Security at the Lab was very stringent.* The badges were color-coded, and you had to stay in your area and not wander around. Security checked you in, and at the end of the shift you were checked out. If you didn’t check out, they went looking for you. One time, the bolts on my car’s drive shaft loosened and the drive shaft dropped. Security found me and I had to call my father to come and tow the car home. We could not leave it on site.
The graphite was handled with cotton gloves because the oils in your hands could contaminate it. We had drums of cotton gloves to change when necessary. The graphite came in slabs of approximately 4 ft. by 8 ft. by about 6 inches, as I recall. The pieces were rough-cut to size on a band saw. They were then machined to size, using Simplex and Duplex and conventional milling machines. On our lunch hour, we would sit on the loading platform and watch the pouring of the base for the stack.
The work lasted one to two years, I think.
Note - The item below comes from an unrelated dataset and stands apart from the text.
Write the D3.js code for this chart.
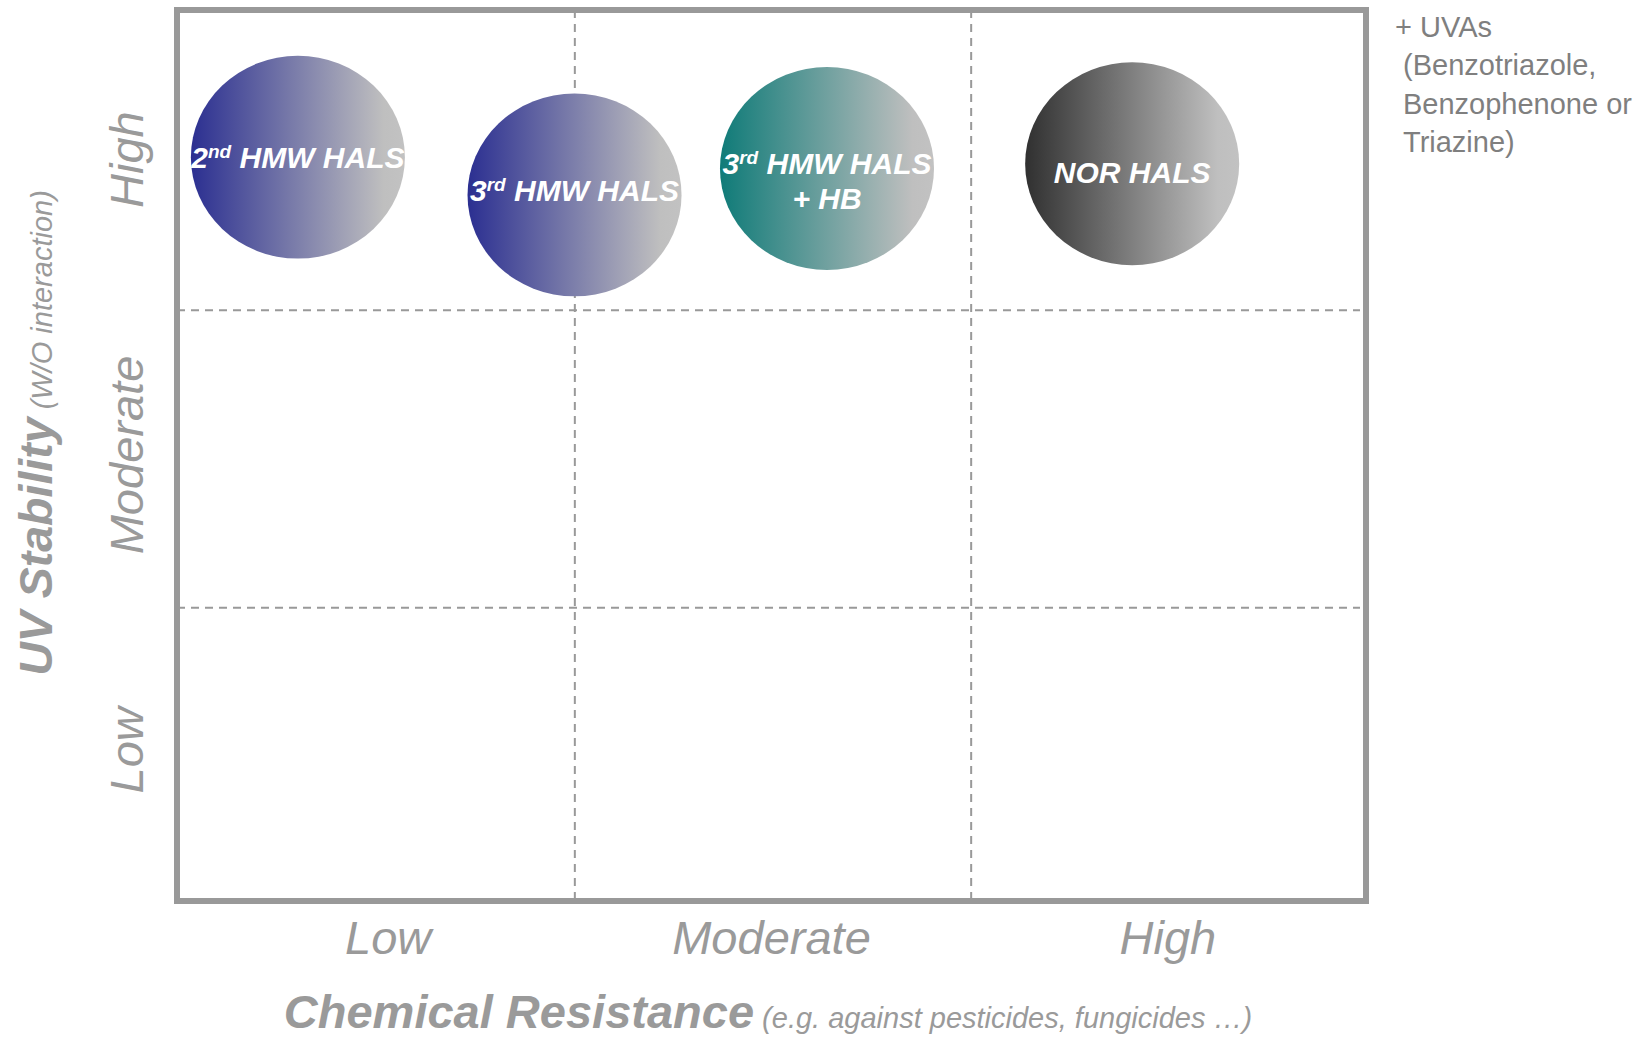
<!DOCTYPE html>
<html>
<head>
<meta charset="utf-8">
<script src="https://cdn.jsdelivr.net/npm/d3@7"></script>
<style>
  html, body { margin: 0; padding: 0; background: #ffffff; }
  svg { display: block; font-family: "Liberation Sans", Arial, sans-serif; }
</style>
</head>
<body>
<svg id="chart" width="1650" height="1038"></svg>
<script>
// Rating levels used on both axes
const levels = ["Low", "Moderate", "High"];

// Stabiliser classes placed on the resistance / stability grid
const names = ["2^nd HMW HALS", "3^rd HMW HALS", "3^rd HMW HALS|+ HB", "NOR HALS"];
const chemicalResistance = [0.305, 1.003, 1.64, 2.41];  // 0..3 along x
const uvStability = [2.515, 2.388, 2.477, 2.493];       // 0..3 along y

// Side note text
const noteLines = ["+ UVAs", "(Benzotriazole,", "Benzophenone or", "Triazine)"];

// ---- layout ----
const frame = { left: 177, right: 1366, top: 10, bottom: 901 };
const bubbleHalfW = 0.27;   // in x units
const bubbleHalfH = 0.341;  // in y units
const labelShift = [0, -5, 12, 8];
const xTickShift = [13, 0, 0];
const startColors = ["#2b2f91", "#2b2f91", "#0f7b78", "#303030"];
const axisGrey = "#9a9a9a";
const fontStack = "'Liberation Sans', Arial, sans-serif";

const svg = d3.select("#chart");

const x = d3.scaleLinear().domain([0, 3]).range([frame.left, frame.right]);
const y = d3.scaleLinear().domain([0, 3]).range([905, 13]);
const xBand = d3.scaleBand().domain(levels).range([frame.left, frame.right]);
const yBand = d3.scaleBand().domain(levels).range([898, 12]);

// gradients
const defs = svg.append("defs");
names.forEach((n, i) => {
  const g = defs.append("linearGradient")
    .attr("id", "grad" + i)
    .attr("x1", 0).attr("y1", 0).attr("x2", 1).attr("y2", 0);
  g.append("stop").attr("offset", 0).attr("stop-color", startColors[i]);
  g.append("stop").attr("offset", 0.9).attr("stop-color", "#bfbfbf");
  g.append("stop").attr("offset", 1).attr("stop-color", "#c2c2c2");
});

// dashed separators between levels
const grid = svg.append("g")
  .attr("stroke", "#999")
  .attr("stroke-width", 2)
  .attr("stroke-dasharray", "8,6")
  .attr("fill", "none");
grid.selectAll("line.v").data([1, 2]).join("line")
  .attr("class", "v")
  .attr("x1", d => x(d) + 1.5).attr("x2", d => x(d) + 1.5)
  .attr("y1", frame.top).attr("y2", frame.bottom);
grid.selectAll("line.h").data([1, 2]).join("line")
  .attr("class", "h")
  .attr("x1", frame.left).attr("x2", frame.right - 6)
  .attr("y1", d => y(d)).attr("y2", d => y(d));

// frame
svg.append("rect")
  .attr("x", frame.left).attr("y", frame.top)
  .attr("width", frame.right - frame.left)
  .attr("height", frame.bottom - frame.top)
  .attr("fill", "none")
  .attr("stroke", "#999")
  .attr("stroke-width", 6);

// bubbles
const bubbles = svg.append("g").selectAll("g")
  .data(names.map((n, i) => ({ name: n, cx: chemicalResistance[i], uv: uvStability[i], i })))
  .join("g");

bubbles.append("ellipse")
  .attr("cx", d => x(d.cx))
  .attr("cy", d => y(d.uv))
  .attr("rx", x(bubbleHalfW) - x(0))
  .attr("ry", y(0) - y(bubbleHalfH))
  .attr("fill", d => `url(#grad${d.i})`);

const fs = 30;
const lineGap = 35;
bubbles.each(function (d) {
  const lines = d.name.split("|");
  const cx = x(d.cx);
  const cy = y(d.uv) + labelShift[d.i];
  const firstBase = cy - (lines.length - 1) * lineGap / 2 + fs * 0.36;
  const t = d3.select(this).append("text")
    .attr("text-anchor", "middle")
    .attr("fill", "#ffffff")
    .attr("font-weight", "bold")
    .attr("font-style", "italic")
    .attr("font-size", fs);
  lines.forEach((ln, li) => {
    const line = t.append("tspan").attr("x", cx).attr("y", firstBase + li * lineGap);
    const m = ln.match(/^(\d)\^(\w+)(.*)$/);
    if (m) {
      line.text(m[1]);
      t.append("tspan").attr("font-size", 19).attr("dy", -10).text(m[2]);
      t.append("tspan").attr("dy", 10).text(m[3]);
    } else {
      line.text(ln);
    }
  });
});

// bottom level labels
const xAxis = svg.append("g")
  .attr("transform", `translate(0,954)`)
  .call(d3.axisBottom(xBand).tickSize(0).tickPadding(0));
xAxis.select(".domain").remove();
xAxis.selectAll("text")
  .attr("x", (d, i) => xTickShift[i])
  .attr("y", 0).attr("dy", 0)
  .attr("fill", axisGrey)
  .attr("font-size", 47)
  .attr("font-style", "italic")
  .attr("font-family", fontStack);

// left level labels (rotated)
const yAxis = svg.append("g")
  .attr("transform", `translate(143,0)`)
  .call(d3.axisLeft(yBand).tickSize(0).tickPadding(0));
yAxis.select(".domain").remove();
yAxis.selectAll("text")
  .attr("x", 0).attr("dy", 0)
  .attr("text-anchor", "middle")
  .attr("transform", "rotate(-90)")
  .attr("fill", axisGrey)
  .attr("font-size", 47)
  .attr("font-style", "italic")
  .attr("font-family", fontStack);

// axis titles
const xTitle = svg.append("text")
  .attr("x", 768).attr("y", 1028)
  .attr("text-anchor", "middle")
  .attr("fill", axisGrey)
  .attr("font-style", "italic");
xTitle.append("tspan").attr("font-weight", "bold").attr("font-size", 47).text("Chemical Resistance");
xTitle.append("tspan").attr("font-size", 29).text(" (e.g. against pesticides, fungicides …)");

const yTitle = svg.append("text")
  .attr("transform", "translate(52,433) rotate(-90)")
  .attr("text-anchor", "middle")
  .attr("fill", axisGrey)
  .attr("font-style", "italic");
yTitle.append("tspan").attr("font-weight", "bold").attr("font-size", 46.5).text("UV Stability");
yTitle.append("tspan").attr("font-size", 29).text(" (W/O interaction)");

// side note
const note = svg.append("text")
  .attr("fill", "#7f7f7f")
  .attr("font-size", 29);
note.selectAll("tspan").data(noteLines).join("tspan")
  .attr("x", (d, i) => i === 0 ? 1395 : 1403)
  .attr("y", (d, i) => 36.5 + i * 38.5)
  .text(d => d);
</script>
</body>
</html>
At the termination of the job, we were told that we could stay on if the custodial foreman appeared. We couldn’t find him, so we left the site.
I returned about 16 years later in February 1965, when Republic Aviation, where I worked, was going out of business. I started as a Plant Maintenance custodian, then transferred to machine maintenance in Central Shops. In 1968, I moved again, to become a firefighter in the Fire Department, from which I retired in 1988 [as a Firefighter/Emergency Medical Technician].
Wilson told the Bulletin staff that a group photo of his graphite-cutting team used to be on the wall of the old reactor, Bldg. 701. The Bulletin investigated and with the aid of present 701 inhabitants — Kathy Schoenig and Frank Mitchell of Environmental Restoration Projects — found the photo and caption still stuck, frameless, halfway up the old concrete staircase, presumably after almost 60 years. Once scanned, the photo was returned and is now back in its place.
*A fascinating description of the political ins and outs of early security at the Lab and how it was eventually relaxed is found in "Making Physics, the history of BNL’s first 25 years," by Robert Crease, now Chair of the Philosophy Department at Stony Brook University.